É preciso estar por inteiro nos lugares

Por fim, o psicólogo da UFRN comenta que a ideia abordada em "Ruptura" não é muito diferente do que vivenciamos com as redes sociais. "É aquele conceito de ficarmos altamente fragmentados: somos uma coisa no Instagram, no Facebook, outra no casamento e outra no trabalho. Vou me fragmentando e, daqui a pouco, não sou mais nada", diz.

O problema disso, segundo o especialista, é acabar gerando mais gatilhos de estresse para dar conta de tantas demandas externas de todas essas facetas.
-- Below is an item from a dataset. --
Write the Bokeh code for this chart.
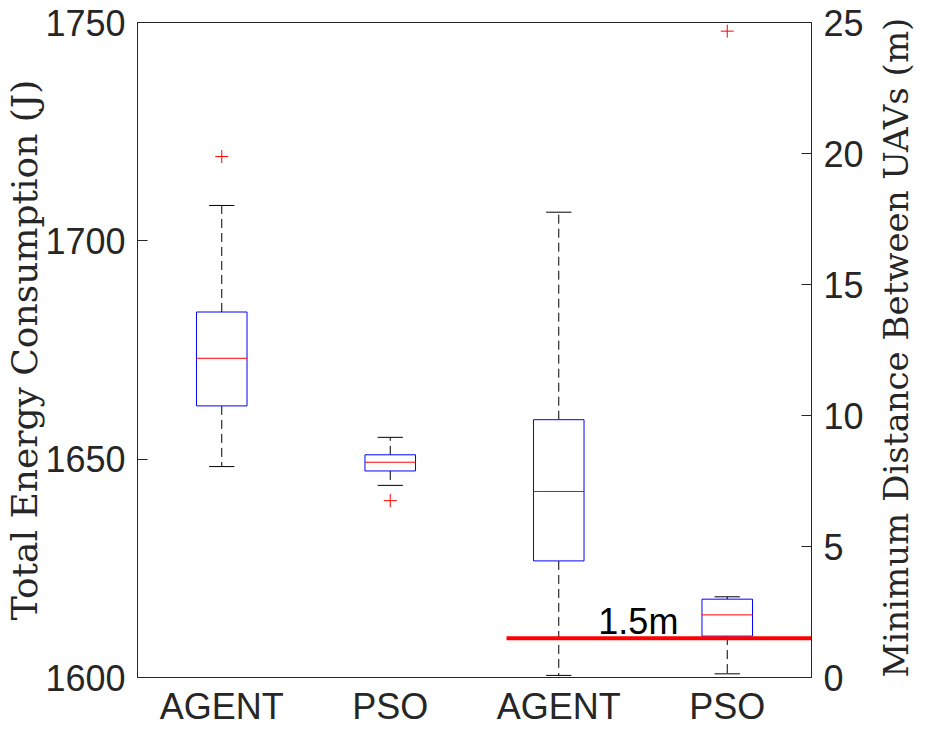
import math
from bokeh.plotting import figure
from bokeh.models import Range1d, LinearAxis, FixedTicker, Label
from bokeh.embed import file_html
from bokeh.resources import INLINE

# Groups along the x axis
categories = ["AGENT", "PSO", "AGENT", "PSO"]
positions = [1, 2, 3, 4]
# Which y axis each box is read against: energy (left) or distance (right)
axis_names = ["default", "default", "right", "right"]

# Box statistics
lower_whisker = [1648.3, 1644.0, 0.08, 0.14]
q1 = [1662.2, 1647.3, 4.45, 1.58]
median = [1673.1, 1649.3, 7.10, 2.39]
q3 = [1683.7, 1651.0, 9.84, 2.99]
upper_whisker = [1708.1, 1655.0, 17.76, 3.08]
outliers = [[1719.3], [1640.5], [], [24.67]]

# Safety threshold on the minimum distance (m)
threshold = 1.5
threshold_start = 2.69

energy_ticks = [1600, 1650, 1700, 1750]
distance_ticks = [0, 5, 10, 15, 20, 25]

BOX_W = 0.3
CAP_W = 0.15
SANS = "Liberation Sans"
SERIF = "DejaVu Serif"
INK = "#262626"

p = figure(width=938, height=730, output_backend="svg", toolbar_location=None,
           x_range=Range1d(0.5, 4.5), y_range=Range1d(1600, 1750),
           min_border_left=137, min_border_right=126, min_border_top=22,
           min_border_bottom=53)
p.extra_y_ranges = {"right": Range1d(0, 25)}
p.xgrid.visible = False
p.ygrid.visible = False
p.outline_line_color = INK
p.outline_line_width = 1
p.background_fill_color = "white"
p.border_fill_color = "white"

for i, pos in enumerate(positions):
    rn = axis_names[i]
    kw = {} if rn == "default" else {"y_range_name": rn}
    # whiskers
    p.segment(x0=[pos, pos], y0=[q3[i], q1[i]], x1=[pos, pos],
              y1=[upper_whisker[i], lower_whisker[i]],
              line_color="black", line_width=1, line_dash="9 5", **kw)
    # caps
    p.segment(x0=[pos - CAP_W / 2] * 2, x1=[pos + CAP_W / 2] * 2,
              y0=[upper_whisker[i], lower_whisker[i]],
              y1=[upper_whisker[i], lower_whisker[i]],
              line_color="black", line_width=1, **kw)
    # box
    p.vbar(x=[pos], width=BOX_W, bottom=[q1[i]], top=[q3[i]],
           fill_color="white", line_color="blue", line_width=1, **kw)
    # median
    p.segment(x0=[pos - BOX_W / 2], x1=[pos + BOX_W / 2],
              y0=[median[i]], y1=[median[i]], line_color="red", line_width=1, **kw)
    # outliers
    if outliers[i]:
        p.scatter(x=[pos] * len(outliers[i]), y=outliers[i], marker="cross",
                  size=13, line_color="red", line_width=1, **kw)

# threshold line
p.segment(x0=[threshold_start], x1=[4.5], y0=[threshold], y1=[threshold],
          line_color="red", line_width=4, y_range_name="right")
p.add_layout(Label(x=3.235, y=2.15, y_range_name="right",
                   text=f"{threshold}m", text_font=SANS, text_font_size="36px",
                   text_color="black", text_baseline="alphabetic"))

# left axis
ax = p.yaxis[0]
ax.ticker = FixedTicker(ticks=energy_ticks)
ax.axis_label = "Total Energy Consumption (J)"
ax.axis_label_text_font = SERIF
ax.axis_label_text_font_style = "normal"
ax.axis_label_text_font_size = "36px"
ax.axis_label_text_color = INK
ax.major_label_text_font = SANS
ax.major_label_text_font_size = "36px"
ax.major_label_text_color = INK
ax.major_tick_in = 10
ax.major_tick_out = 0
ax.minor_tick_line_color = None
ax.axis_line_color = INK
ax.major_tick_line_color = INK
ax.major_label_standoff = 12
ax.axis_label_standoff = -3

# right axis, with its title reading bottom-to-top from the lower end
rax = LinearAxis(y_range_name="right", ticker=FixedTicker(ticks=distance_ticks),
                 axis_label="Minimum Distance Between UAVs (m)")
rax.axis_label_orientation = math.pi / 2
rax.axis_label_align = "start"
rax.axis_label_text_font = SERIF
rax.axis_label_text_font_style = "normal"
rax.axis_label_text_font_size = "34px"
rax.axis_label_text_color = INK
rax.axis_label_standoff = 29
rax.major_label_text_font = SANS
rax.major_label_text_font_size = "36px"
rax.major_label_text_color = INK
rax.major_tick_in = 10
rax.major_tick_out = 0
rax.minor_tick_line_color = None
rax.axis_line_color = INK
rax.major_tick_line_color = INK
rax.major_label_standoff = 12
p.add_layout(rax, "right")

# x axis
xax = p.xaxis[0]
xax.ticker = FixedTicker(ticks=positions)
xax.major_label_overrides = {pos: name for pos, name in zip(positions, categories)}
xax.major_label_text_font = SANS
xax.major_label_text_font_size = "36px"
xax.major_label_text_color = INK
xax.major_tick_in = 0
xax.major_tick_out = 0
xax.minor_tick_line_color = None
xax.axis_line_color = INK
xax.major_label_standoff = 8

open("out.html", "w").write(file_html(p, INLINE))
Para completar a ideia de Oliveira, Menegatti, da PUC-PR, reforça a importância em tentar "estar por inteiro" nos lugares —como ocorre na prática de mindfullness. Ela explica que algumas perguntas podem ajudar.

"Onde estou? Como estou me sentindo aqui e agora? Do que eu preciso?". Tudo isso pode ajudar a saber o que precisamos para aquele momento. Seja descanso, relaxamento, foco ou concentração.